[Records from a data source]
··········

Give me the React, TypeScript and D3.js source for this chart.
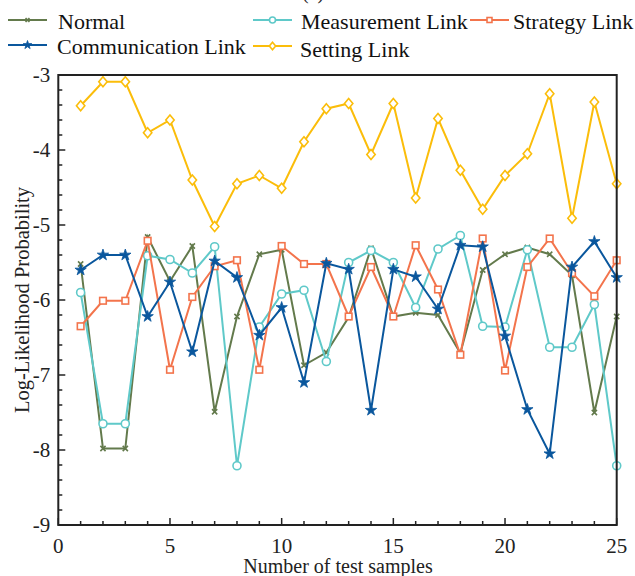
import React from "react";
import * as d3 from "d3";

const xs = d3.range(1, 26);
const normal = [-5.52, -7.98, -7.98, -5.16, -5.75, -5.28, -7.49, -6.22, -5.39, -5.33, -6.87, -6.7, -6.23, -5.31, -6.22, -6.17, -6.2, -6.71, -5.6, -5.39, -5.3, -5.39, -5.67, -7.5, -6.22];
const measurement = [-5.9, -7.65, -7.65, -5.41, -5.46, -5.64, -5.29, -8.21, -6.36, -5.92, -5.87, -6.82, -5.5, -5.34, -5.5, -6.1, -5.32, -5.14, -6.35, -6.36, -5.33, -6.63, -6.63, -6.06, -8.21];
const strategy = [-6.35, -6.01, -6.01, -5.21, -6.93, -5.96, -5.55, -5.47, -6.93, -5.28, -5.52, -5.52, -6.22, -5.56, -6.22, -5.27, -5.86, -6.73, -5.18, -6.94, -5.56, -5.18, -5.64, -5.95, -5.47];
const communication = [-5.6, -5.4, -5.4, -6.22, -5.76, -6.69, -5.48, -5.7, -6.47, -6.1, -7.1, -5.51, -5.59, -7.47, -5.59, -5.69, -6.12, -5.27, -5.29, -6.48, -7.46, -8.05, -5.56, -5.22, -5.7];
const setting = [-3.41, -3.09, -3.09, -3.77, -3.6, -4.4, -5.02, -4.45, -4.34, -4.51, -3.89, -3.45, -3.38, -4.06, -3.38, -4.64, -3.58, -4.27, -4.79, -4.34, -4.05, -3.25, -4.91, -3.36, -4.45];

const xTicks = [0, 5, 10, 15, 20, 25];
const yTicks = [-3, -4, -5, -6, -7, -8, -9];

type Marker = "x" | "star" | "circle" | "square" | "diamond";
const seriesList: { name: string; values: number[]; color: string; marker: Marker }[] = [
  { name: "Normal", values: normal, color: "#637a4c", marker: "x" },
  { name: "Measurement Link", values: measurement, color: "#5fc9c9", marker: "circle" },
  { name: "Strategy Link", values: strategy, color: "#f3744c", marker: "square" },
  { name: "Communication Link", values: communication, color: "#0a579d", marker: "star" },
  { name: "Setting Link", values: setting, color: "#fbbd0a", marker: "diamond" },
];

const W = 635, H = 576;
const L = 58.3, R = 616.7, T = 75, B = 525;
const FONT = "'Liberation Serif', 'Times New Roman', serif";

function MarkerShape({ type, x, y, color, s = 1 }: { type: Marker; x: number; y: number; color: string; s?: number }) {
  if (type === "circle") return <circle cx={x} cy={y} r={4 * s} fill="#fff" stroke={color} strokeWidth={1.6} />;
  if (type === "square") return <rect x={x - 3.3 * s} y={y - 3.3 * s} width={6.6 * s} height={6.6 * s} fill="#fff" stroke={color} strokeWidth={1.6} />;
  if (type === "diamond") {
    const w = 4.2 * s, h = 5 * s;
    return <path d={`M${x},${y - h}L${x + w},${y}L${x},${y + h}L${x - w},${y}Z`} fill="#fff" stroke={color} strokeWidth={1.6} />;
  }
  if (type === "star") {
    const p = d3.symbol(d3.symbolStar, 40 * s * s)();
    return <path d={p || ""} transform={`translate(${x},${y})`} fill={color} stroke={color} strokeWidth={0.8} />;
  }
  const a = 2.6 * s;
  return <path d={`M${x - a},${y - a}L${x + a},${y + a}M${x - a},${y + a}L${x + a},${y - a}`} stroke={color} strokeWidth={1.6} />;
}

export default function App() {
  const x = d3.scaleLinear().domain([0, 25]).range([L, R]);
  const y = d3.scaleLinear().domain([-9, -3]).range([B, T]);
  const line = d3.line<number>().x((_, i) => x(xs[i])).y((d) => y(d));
  const yMinor = d3.range(-9, -2.99, 0.2);
  const xMinor = d3.range(0, 25.01, 1);

  const legendPos = [
    { lx: 8, ly: 20, tx: 58, ty: 21 },
    { lx: 253, ly: 20, tx: 301, ty: 21 },
    { lx: 470, ly: 20, tx: 513, ty: 21 },
    { lx: 8, ly: 45, tx: 57, ty: 46 },
    { lx: 253, ly: 46, tx: 300, ty: 49 },
  ];

  return (
    <svg width={W} height={H} style={{ position: "absolute", left: 0, top: 0, background: "#fff" }} fontFamily={FONT}>
      <text x={313} y={-1} fontSize={20} textAnchor="middle" fill="#222">(a)</text>
      {yMinor.map((v, i) => {
        const major = Math.abs(v - Math.round(v)) < 1e-6;
        return <line key={"ym" + i} x1={L} x2={L + (major ? 7 : 4)} y1={y(v)} y2={y(v)} stroke="#222" strokeWidth={1.5} />;
      })}
      {xMinor.map((v, i) => {
        const major = v % 5 === 0;
        return <line key={"xm" + i} x1={x(v)} x2={x(v)} y1={B} y2={B - (major ? 7 : 4)} stroke="#222" strokeWidth={1.5} />;
      })}
      {yTicks.map((v) => (
        <text key={"yt" + v} x={L - 8} y={y(v)} dy="0.35em" fontSize={21} textAnchor="end" fill="#222">{v}</text>
      ))}
      {xTicks.map((v) => (
        <text key={"xt" + v} x={x(v)} y={B + 21} dy="0.35em" fontSize={21} textAnchor="middle" fill="#222">{v}</text>
      ))}
      <text x={338} y={566} dy="0.35em" fontSize={20} textAnchor="middle" fill="#222">Number of test samples</text>
      <text transform={`translate(22,${(T + B) / 2}) rotate(-90)`} dy="0.35em" fontSize={20.5} textAnchor="middle" fill="#222">Log-Likelihood Probability</text>
      {seriesList.map((s) => (
        <g key={s.name}>
          <path d={line(s.values) || ""} fill="none" stroke={s.color} strokeWidth={2} />
          {s.values.map((v, i) => (
            <MarkerShape key={i} type={s.marker} x={x(xs[i])} y={y(v)} color={s.color} />
          ))}
        </g>
      ))}
      <rect x={L} y={T} width={R - L} height={B - T} fill="none" stroke="#222" strokeWidth={2} />
      {seriesList.map((s, i) => {
        const p = legendPos[i];
        return (
          <g key={"lg" + s.name}>
            <line x1={p.lx} x2={p.lx + 39} y1={p.ly} y2={p.ly} stroke={s.color} strokeWidth={2} />
            <MarkerShape type={s.marker} x={p.lx + 19.5} y={p.ly} color={s.color} s={0.75} />
            <text x={p.tx} y={p.ty} dy="0.35em" fontSize={22} fill="#111">{s.name}</text>
          </g>
        );
      })}
    </svg>
  );
}
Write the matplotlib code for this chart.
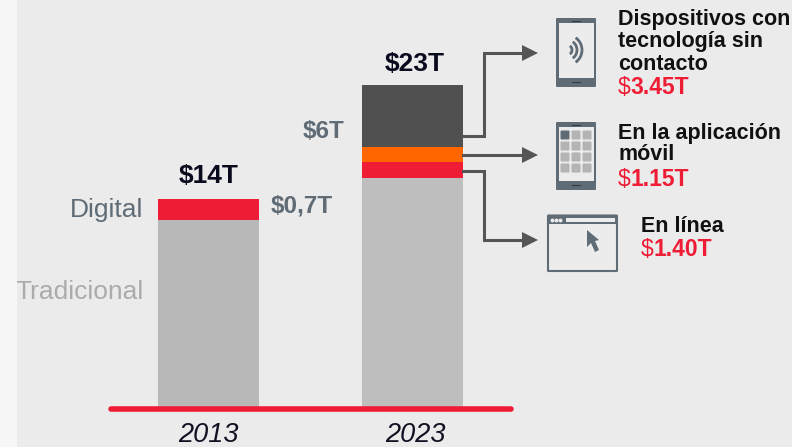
import matplotlib
matplotlib.use('Agg')
import matplotlib.pyplot as plt
from matplotlib.patches import Rectangle, FancyBboxPatch, Polygon, Arc

plt.rcParams['font.family'] = ['Liberation Sans', 'DejaVu Sans']

years = ['2013', '2023']
totals = ['$14T', '$23T']
# bar heights as drawn (the picture is not to scale), roughly in T
traditional = [13.36, 16.36]
digital_2013 = [1.5, 0]
online = [0, 1.14]
app = [0, 1.07]
contactless = [0, 4.43]

RED = '#ee1c34'
ORANGE = '#ff6600'
DARK = '#505050'
SLATE = '#5f6b75'
ARROW = '#555555'

fig = plt.figure(figsize=(7.92, 4.47), dpi=100)
fig.patch.set_facecolor('#ebebeb')
fig.patches.append(Rectangle((0, 0), 17 / 792, 1, transform=fig.transFigure, color='#f7f7f7', lw=0))

# bars axes, baseline at y=407px
ax = fig.add_axes([0, 40 / 447, 1, 407 / 447])
ax.set_xlim(-208.5 / 204, (792 - 208.5) / 204)
ax.set_ylim(0, 407 / 14)
ax.axis('off')
x = [0, 1]
w = 101 / 204
ax.bar(x[0], traditional[0], w, color='#b8b8b8')
ax.bar(x[1], traditional[1], w, color='#bebebe')
ax.bar(x[0], digital_2013[0], w, bottom=traditional[0], color=RED)
ax.bar(x[1], online[1], w, bottom=traditional[1], color=RED)
ax.bar(x[1], app[1], w, bottom=traditional[1] + online[1], color=ORANGE)
ax.bar(x[1], contactless[1], w, bottom=traditional[1] + online[1] + app[1], color=DARK)

# everything else in pixel coordinates
ov = fig.add_axes([0, 0, 1, 1])
ov.set_xlim(0, 792)
ov.set_ylim(447, 0)
ov.axis('off')
ov.patch.set_alpha(0)

ov.plot([111, 511], [409, 409], color=RED, lw=4, solid_capstyle='round')

ov.text(208, 434.5, years[0], ha='center', va='center', fontsize=19.5, style='italic', color='#111122')
ov.text(415.5, 434.5, years[1], ha='center', va='center', fontsize=19.5, style='italic', color='#111122')
ov.text(208.5, 176, totals[0], ha='center', va='center', fontsize=19, weight='bold', color='#0a0a1e')
ov.text(415, 64, totals[1], ha='center', va='center', fontsize=19, weight='bold', color='#0a0a1e')
ov.text(143.5, 210, 'Digital', ha='right', va='center', fontsize=19, color=SLATE)
ov.text(143.5, 292, 'Tradicional', ha='right', va='center', fontsize=19, color='#ababab')
ov.text(271, 206, '$0,7T', ha='left', va='center', fontsize=17.5, weight='bold', color=SLATE)
ov.text(303, 132, '$6T', ha='left', va='center', fontsize=17.5, weight='bold', color=SLATE)

# connector arrows
for path in ([(463, 136), (484, 136), (484, 53), (522, 53)],
             [(463, 155), (522, 155)],
             [(463, 171), (484, 171), (484, 240), (522, 240)]):
    ov.plot(*zip(*path), color=ARROW, lw=2.2, solid_joinstyle='miter')
    y = path[-1][1]
    ov.add_patch(Polygon([(522, y - 8), (538, y), (522, y + 8)], color=ARROW, lw=0))

# right side labels
def label(x0, y0, lines, amount):
    for i, t in enumerate(lines):
        ov.text(x0, y0 + i * 22, t, ha='left', va='center', fontsize=15.5, weight='bold', color='#111111')
    y1 = y0 + len(lines) * 22 + 2
    ov.text(x0, y1, '$', ha='left', va='center', fontsize=16.5, color=RED)
    ov.text(x0 + 12.5, y1, amount, ha='left', va='center', fontsize=16.5, weight='bold', color=RED)

label(618, 20, ['Dispositivos con', 'tecnología sin', 'contacto'], '3.45T')
label(618, 133, ['En la aplicación', 'móvil'], '1.15T')
label(641, 226, ['En línea'], '1.40T')

# phone icons
def phone(x0, y0, x1, y1):
    ov.add_patch(FancyBboxPatch((x0 + 1, y0 + 1), x1 - x0 - 2, y1 - y0 - 2, boxstyle='round,pad=1', color=SLATE, lw=0))
    ov.add_patch(Rectangle((x0 + 2.5, y0 + 5), x1 - x0 - 5, y1 - y0 - 14.5, color='#ececec', lw=0))
    cx = (x0 + x1) / 2
    ov.plot([cx - 4, cx + 4], [y0 + 3, y0 + 3], color='#333a40', lw=0.8)
    ov.plot([cx - 4, cx + 4], [y1 - 5, y1 - 5], color='#333a40', lw=0.8)

phone(556, 18, 596, 87)
for r in (5, 10, 15):
    ov.add_patch(Arc((567, 50), r * 2, r * 2, theta1=-55, theta2=55, color=SLATE, lw=2))

phone(556, 122, 596, 190)
for row in range(4):
    for col in range(3):
        c = SLATE if (row == 0 and col == 0) else '#b4b4b4'
        ov.add_patch(FancyBboxPatch((561.5 + col * 11, 131.5 + row * 11), 7, 7, boxstyle='round,pad=1', color=c, lw=0))

# browser icon
ov.add_patch(FancyBboxPatch((548.5, 216), 68, 54.5, boxstyle='round,pad=0.5', fc='#ececec', ec=SLATE, lw=1.5))
ov.add_patch(Rectangle((548.5, 216), 68, 7.5, color=SLATE, lw=0))
for dx in (552, 556, 560):
    ov.plot(dx, 219.8, 'o', ms=1.8, color='#ececec')
ov.add_patch(Rectangle((566, 218), 49, 3.5, color='#ececec', lw=0))
ov.add_patch(Polygon([(587, 230), (587, 247), (591, 243), (595, 252), (599, 250), (595, 241), (599, 240)], color=SLATE, lw=0))

fig.savefig('out.png', dpi=100, facecolor=fig.get_facecolor())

··········

Set problem
Starting at the line that contains "Write the matplotlib code for this chart." and stopping after the line that contains "color=RED, lw=4, solid_capstyle='round')", copy every line exactly. Leave any pictures behind.

Answer to this task
Write the matplotlib code for this chart.
import matplotlib
matplotlib.use('Agg')
import matplotlib.pyplot as plt
from matplotlib.patches import Rectangle, FancyBboxPatch, Polygon, Arc

plt.rcParams['font.family'] = ['Liberation Sans', 'DejaVu Sans']

years = ['2013', '2023']
totals = ['$14T', '$23T']
# bar heights as drawn (the picture is not to scale), roughly in T
traditional = [13.36, 16.36]
digital_2013 = [1.5, 0]
online = [0, 1.14]
app = [0, 1.07]
contactless = [0, 4.43]

RED = '#ee1c34'
ORANGE = '#ff6600'
DARK = '#505050'
SLATE = '#5f6b75'
ARROW = '#555555'

fig = plt.figure(figsize=(7.92, 4.47), dpi=100)
fig.patch.set_facecolor('#ebebeb')
fig.patches.append(Rectangle((0, 0), 17 / 792, 1, transform=fig.transFigure, color='#f7f7f7', lw=0))

# bars axes, baseline at y=407px
ax = fig.add_axes([0, 40 / 447, 1, 407 / 447])
ax.set_xlim(-208.5 / 204, (792 - 208.5) / 204)
ax.set_ylim(0, 407 / 14)
ax.axis('off')
x = [0, 1]
w = 101 / 204
ax.bar(x[0], traditional[0], w, color='#b8b8b8')
ax.bar(x[1], traditional[1], w, color='#bebebe')
ax.bar(x[0], digital_2013[0], w, bottom=traditional[0], color=RED)
ax.bar(x[1], online[1], w, bottom=traditional[1], color=RED)
ax.bar(x[1], app[1], w, bottom=traditional[1] + online[1], color=ORANGE)
ax.bar(x[1], contactless[1], w, bottom=traditional[1] + online[1] + app[1], color=DARK)

# everything else in pixel coordinates
ov = fig.add_axes([0, 0, 1, 1])
ov.set_xlim(0, 792)
ov.set_ylim(447, 0)
ov.axis('off')
ov.patch.set_alpha(0)

ov.plot([111, 511], [409, 409], color=RED, lw=4, solid_capstyle='round')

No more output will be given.